• [Records for this exercise]
++++++++
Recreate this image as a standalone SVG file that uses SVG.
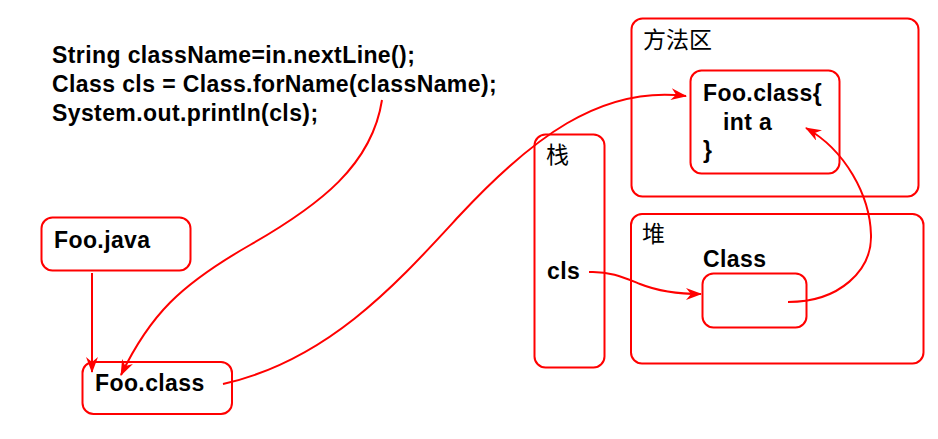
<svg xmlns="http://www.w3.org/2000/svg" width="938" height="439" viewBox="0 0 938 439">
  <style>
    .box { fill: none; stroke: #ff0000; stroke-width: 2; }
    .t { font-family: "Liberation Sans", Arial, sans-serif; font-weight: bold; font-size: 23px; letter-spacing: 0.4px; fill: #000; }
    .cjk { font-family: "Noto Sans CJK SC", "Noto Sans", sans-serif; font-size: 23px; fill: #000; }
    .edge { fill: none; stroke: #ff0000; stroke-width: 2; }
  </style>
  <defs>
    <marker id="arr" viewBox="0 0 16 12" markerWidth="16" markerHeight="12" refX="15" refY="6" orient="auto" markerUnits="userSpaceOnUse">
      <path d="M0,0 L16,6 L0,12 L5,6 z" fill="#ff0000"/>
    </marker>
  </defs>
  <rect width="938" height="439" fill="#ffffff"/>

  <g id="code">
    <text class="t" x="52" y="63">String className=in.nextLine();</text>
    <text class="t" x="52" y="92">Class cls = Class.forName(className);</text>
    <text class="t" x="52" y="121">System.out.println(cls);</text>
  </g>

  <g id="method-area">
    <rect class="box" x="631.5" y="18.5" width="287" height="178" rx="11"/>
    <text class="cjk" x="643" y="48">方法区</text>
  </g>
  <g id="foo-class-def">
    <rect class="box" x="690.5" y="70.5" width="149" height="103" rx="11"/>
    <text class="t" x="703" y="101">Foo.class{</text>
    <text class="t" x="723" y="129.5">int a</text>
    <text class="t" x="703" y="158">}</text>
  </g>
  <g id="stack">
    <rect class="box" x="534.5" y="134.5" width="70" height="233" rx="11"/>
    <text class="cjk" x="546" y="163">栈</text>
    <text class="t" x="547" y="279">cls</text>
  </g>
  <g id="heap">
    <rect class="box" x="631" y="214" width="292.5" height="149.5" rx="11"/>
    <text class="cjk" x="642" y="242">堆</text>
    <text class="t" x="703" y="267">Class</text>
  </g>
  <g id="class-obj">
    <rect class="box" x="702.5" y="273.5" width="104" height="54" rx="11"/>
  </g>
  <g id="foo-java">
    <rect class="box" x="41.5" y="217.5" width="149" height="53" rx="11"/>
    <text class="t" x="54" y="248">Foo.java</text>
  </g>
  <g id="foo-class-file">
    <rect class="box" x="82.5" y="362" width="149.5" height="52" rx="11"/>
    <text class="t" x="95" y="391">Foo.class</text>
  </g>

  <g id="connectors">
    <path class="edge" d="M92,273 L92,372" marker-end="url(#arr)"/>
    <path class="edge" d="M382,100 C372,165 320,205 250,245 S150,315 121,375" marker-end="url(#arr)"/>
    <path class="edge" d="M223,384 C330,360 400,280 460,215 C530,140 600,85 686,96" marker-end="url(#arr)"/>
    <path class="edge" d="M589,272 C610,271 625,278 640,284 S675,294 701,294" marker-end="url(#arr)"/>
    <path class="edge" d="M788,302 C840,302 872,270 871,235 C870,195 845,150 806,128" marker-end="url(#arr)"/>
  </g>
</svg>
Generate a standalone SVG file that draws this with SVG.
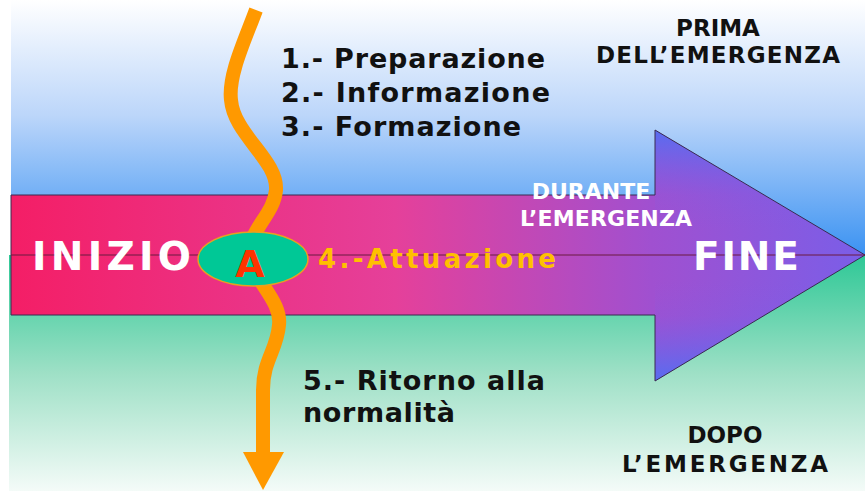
++++++++
• [What is asked] Print all of the records shown above exactly, leaving out each picture.

• [Response to this task]
Recreate this image as a standalone SVG file that uses SVG.
<svg xmlns="http://www.w3.org/2000/svg" width="938" height="439" viewBox="0 0 938 439">
  <style>
    .box { fill: none; stroke: #ff0000; stroke-width: 2; }
    .t { font-family: "Liberation Sans", Arial, sans-serif; font-weight: bold; font-size: 23px; letter-spacing: 0.4px; fill: #000; }
    .cjk { font-family: "Noto Sans CJK SC", "Noto Sans", sans-serif; font-size: 23px; fill: #000; }
    .edge { fill: none; stroke: #ff0000; stroke-width: 2; }
  </style>
  <defs>
    <marker id="arr" viewBox="0 0 16 12" markerWidth="16" markerHeight="12" refX="15" refY="6" orient="auto" markerUnits="userSpaceOnUse">
      <path d="M0,0 L16,6 L0,12 L5,6 z" fill="#ff0000"/>
    </marker>
  </defs>
  <rect width="938" height="439" fill="#ffffff"/>

  <g id="code">
    <text class="t" x="52" y="63">String className=in.nextLine();</text>
    <text class="t" x="52" y="92">Class cls = Class.forName(className);</text>
    <text class="t" x="52" y="121">System.out.println(cls);</text>
  </g>

  <g id="method-area">
    <rect class="box" x="631.5" y="18.5" width="287" height="178" rx="11"/>
    <text class="cjk" x="643" y="48">方法区</text>
  </g>
  <g id="foo-class-def">
    <rect class="box" x="690.5" y="70.5" width="149" height="103" rx="11"/>
    <text class="t" x="703" y="101">Foo.class{</text>
    <text class="t" x="723" y="129.5">int a</text>
    <text class="t" x="703" y="158">}</text>
  </g>
  <g id="stack">
    <rect class="box" x="534.5" y="134.5" width="70" height="233" rx="11"/>
    <text class="cjk" x="546" y="163">栈</text>
    <text class="t" x="547" y="279">cls</text>
  </g>
  <g id="heap">
    <rect class="box" x="631" y="214" width="292.5" height="149.5" rx="11"/>
    <text class="cjk" x="642" y="242">堆</text>
    <text class="t" x="703" y="267">Class</text>
  </g>
  <g id="class-obj">
    <rect class="box" x="702.5" y="273.5" width="104" height="54" rx="11"/>
  </g>
  <g id="foo-java">
    <rect class="box" x="41.5" y="217.5" width="149" height="53" rx="11"/>
    <text class="t" x="54" y="248">Foo.java</text>
  </g>
  <g id="foo-class-file">
    <rect class="box" x="82.5" y="362" width="149.5" height="52" rx="11"/>
    <text class="t" x="95" y="391">Foo.class</text>
  </g>

  <g id="connectors">
    <path class="edge" d="M92,273 L92,372" marker-end="url(#arr)"/>
    <path class="edge" d="M382,100 C372,165 320,205 250,245 S150,315 121,375" marker-end="url(#arr)"/>
    <path class="edge" d="M223,384 C330,360 400,280 460,215 C530,140 600,85 686,96" marker-end="url(#arr)"/>
    <path class="edge" d="M589,272 C610,271 625,278 640,284 S675,294 701,294" marker-end="url(#arr)"/>
    <path class="edge" d="M788,302 C840,302 872,270 871,235 C870,195 845,150 806,128" marker-end="url(#arr)"/>
  </g>
</svg>
Generate a standalone SVG file that draws this with SVG.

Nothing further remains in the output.